How long had he been waiting for Feuerbach, anyway? — No, how long had he been waiting for Frau Falbe; she had promised to come right away with the coffee. Too long not to start thinking about other things entirely. . He’d have to come up with some very shrewd questions indeed if he wanted Feuerbach to tell him the real truth about the gun story. . Whenever he was bored for a moment in this tiny room, his thoughts wandered, suddenly he saw himself strolling up Frankfurter Allee on a fine day, his face in the backwash of evening sun as it trembled and flashed in the exhaust fumes. Or he sat in downtown Berlin in one of the Scene’s jam-packed living rooms, running his eyes from one female form to the next until they rested on the translucent figure of a little West Berliner he referred to as the student. .

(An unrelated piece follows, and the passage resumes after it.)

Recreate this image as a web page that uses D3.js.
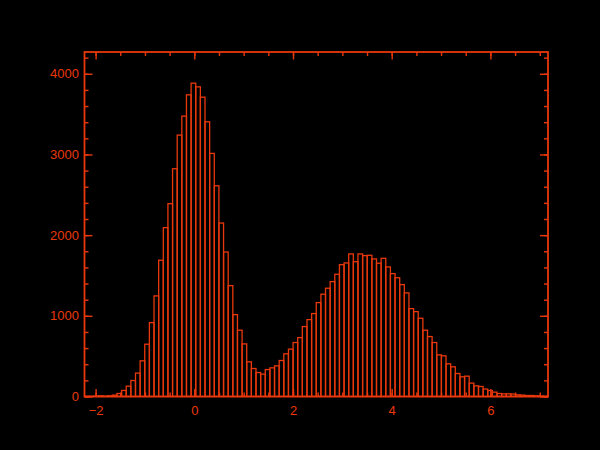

He put on his pyjamas in the darkness, with the door of his room open; across the tiny corridor, barely larger than the inside of a wardrobe, came a barely perceptible glimmer, the light from the stairwell glowing in the translucent pressed glass pane at eye level in the outside door. — Mightn’t Frau Falbe have thought he wasn’t there. . or that he wanted to be with her in the dark, and that had frightened her. . That would be foolish, he said, and turned the light on. At that moment the street door opened, and he heard steps in the stairwell. . it couldn’t be her, someone was climbing the stairs, just a few steps, then silence. Quickly he turned out the light again. . on the first floor there was a noise at the door, then silence again; he listened, an uncanny feeling: Who could have gone up to Frau Falbe at this hour?